● **Information supplied**:
---

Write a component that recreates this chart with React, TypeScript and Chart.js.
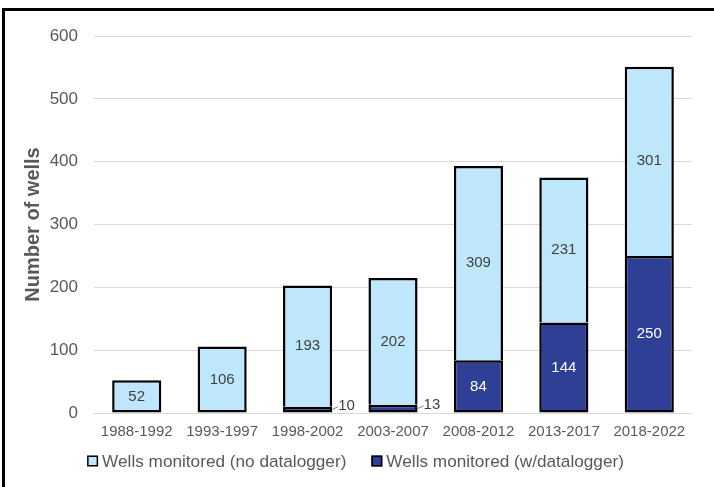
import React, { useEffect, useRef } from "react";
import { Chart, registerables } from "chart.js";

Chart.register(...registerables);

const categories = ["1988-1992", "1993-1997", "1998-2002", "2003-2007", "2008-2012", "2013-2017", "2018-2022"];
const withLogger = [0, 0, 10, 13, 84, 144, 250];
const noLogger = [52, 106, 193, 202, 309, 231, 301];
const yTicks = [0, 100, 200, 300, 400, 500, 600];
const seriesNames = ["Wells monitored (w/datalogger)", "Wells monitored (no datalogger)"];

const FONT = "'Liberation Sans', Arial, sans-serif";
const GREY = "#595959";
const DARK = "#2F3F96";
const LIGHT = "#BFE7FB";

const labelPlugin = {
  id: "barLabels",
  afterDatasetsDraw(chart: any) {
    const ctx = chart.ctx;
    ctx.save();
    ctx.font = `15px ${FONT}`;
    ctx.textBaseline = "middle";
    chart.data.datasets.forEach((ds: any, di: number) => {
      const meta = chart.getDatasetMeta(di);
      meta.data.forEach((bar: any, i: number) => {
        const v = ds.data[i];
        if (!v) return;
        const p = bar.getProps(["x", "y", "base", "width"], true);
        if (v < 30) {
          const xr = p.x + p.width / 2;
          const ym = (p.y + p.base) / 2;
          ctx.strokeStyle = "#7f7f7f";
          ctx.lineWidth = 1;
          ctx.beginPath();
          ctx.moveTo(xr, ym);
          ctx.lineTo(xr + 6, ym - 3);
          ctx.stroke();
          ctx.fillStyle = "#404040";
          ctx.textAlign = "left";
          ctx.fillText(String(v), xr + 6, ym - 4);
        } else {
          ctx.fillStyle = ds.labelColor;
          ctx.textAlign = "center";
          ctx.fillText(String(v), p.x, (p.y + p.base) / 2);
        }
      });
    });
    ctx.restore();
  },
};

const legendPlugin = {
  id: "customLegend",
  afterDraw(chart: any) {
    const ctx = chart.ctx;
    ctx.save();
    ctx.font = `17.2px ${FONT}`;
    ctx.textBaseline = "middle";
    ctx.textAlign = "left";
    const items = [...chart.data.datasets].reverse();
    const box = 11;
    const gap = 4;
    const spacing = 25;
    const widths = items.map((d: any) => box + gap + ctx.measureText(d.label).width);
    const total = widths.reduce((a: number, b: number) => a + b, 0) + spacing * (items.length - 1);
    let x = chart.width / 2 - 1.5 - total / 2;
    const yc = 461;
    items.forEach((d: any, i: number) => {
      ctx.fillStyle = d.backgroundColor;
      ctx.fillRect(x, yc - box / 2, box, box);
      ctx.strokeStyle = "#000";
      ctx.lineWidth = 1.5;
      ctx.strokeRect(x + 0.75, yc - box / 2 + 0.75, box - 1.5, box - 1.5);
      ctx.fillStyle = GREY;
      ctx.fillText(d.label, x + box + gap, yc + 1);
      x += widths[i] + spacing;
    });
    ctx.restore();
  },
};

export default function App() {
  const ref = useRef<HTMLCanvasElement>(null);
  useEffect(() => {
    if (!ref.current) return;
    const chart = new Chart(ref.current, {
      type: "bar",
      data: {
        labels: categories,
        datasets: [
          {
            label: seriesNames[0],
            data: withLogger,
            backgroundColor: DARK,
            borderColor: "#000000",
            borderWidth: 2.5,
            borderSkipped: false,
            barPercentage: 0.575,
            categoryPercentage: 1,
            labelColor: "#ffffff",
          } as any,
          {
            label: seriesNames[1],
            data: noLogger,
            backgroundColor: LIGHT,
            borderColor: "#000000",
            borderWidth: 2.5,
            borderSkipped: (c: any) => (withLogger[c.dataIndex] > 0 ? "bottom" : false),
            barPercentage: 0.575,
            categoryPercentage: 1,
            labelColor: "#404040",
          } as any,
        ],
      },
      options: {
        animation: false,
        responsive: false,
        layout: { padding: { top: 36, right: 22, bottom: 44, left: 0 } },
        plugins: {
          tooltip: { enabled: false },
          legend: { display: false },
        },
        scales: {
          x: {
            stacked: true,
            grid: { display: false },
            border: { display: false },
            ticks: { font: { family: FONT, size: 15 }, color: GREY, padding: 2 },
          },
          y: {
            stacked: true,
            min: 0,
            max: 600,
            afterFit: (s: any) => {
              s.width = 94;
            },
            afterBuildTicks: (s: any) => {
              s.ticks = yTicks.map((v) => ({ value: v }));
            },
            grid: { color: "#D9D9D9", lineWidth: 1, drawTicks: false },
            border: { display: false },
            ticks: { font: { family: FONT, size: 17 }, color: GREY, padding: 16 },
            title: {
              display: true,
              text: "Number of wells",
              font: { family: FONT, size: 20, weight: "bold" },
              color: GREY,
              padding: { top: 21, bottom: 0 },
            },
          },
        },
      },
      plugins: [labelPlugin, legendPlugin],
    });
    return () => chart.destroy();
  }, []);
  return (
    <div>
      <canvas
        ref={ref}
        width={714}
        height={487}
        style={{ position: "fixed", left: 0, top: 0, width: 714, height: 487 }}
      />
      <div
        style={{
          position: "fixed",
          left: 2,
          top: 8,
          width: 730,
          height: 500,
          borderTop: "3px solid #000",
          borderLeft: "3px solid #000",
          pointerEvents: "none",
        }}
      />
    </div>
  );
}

---

● **Your task**:
Each line that contains the string "React" counts once; say how many there are and nothing else.

● **Task solution**:
2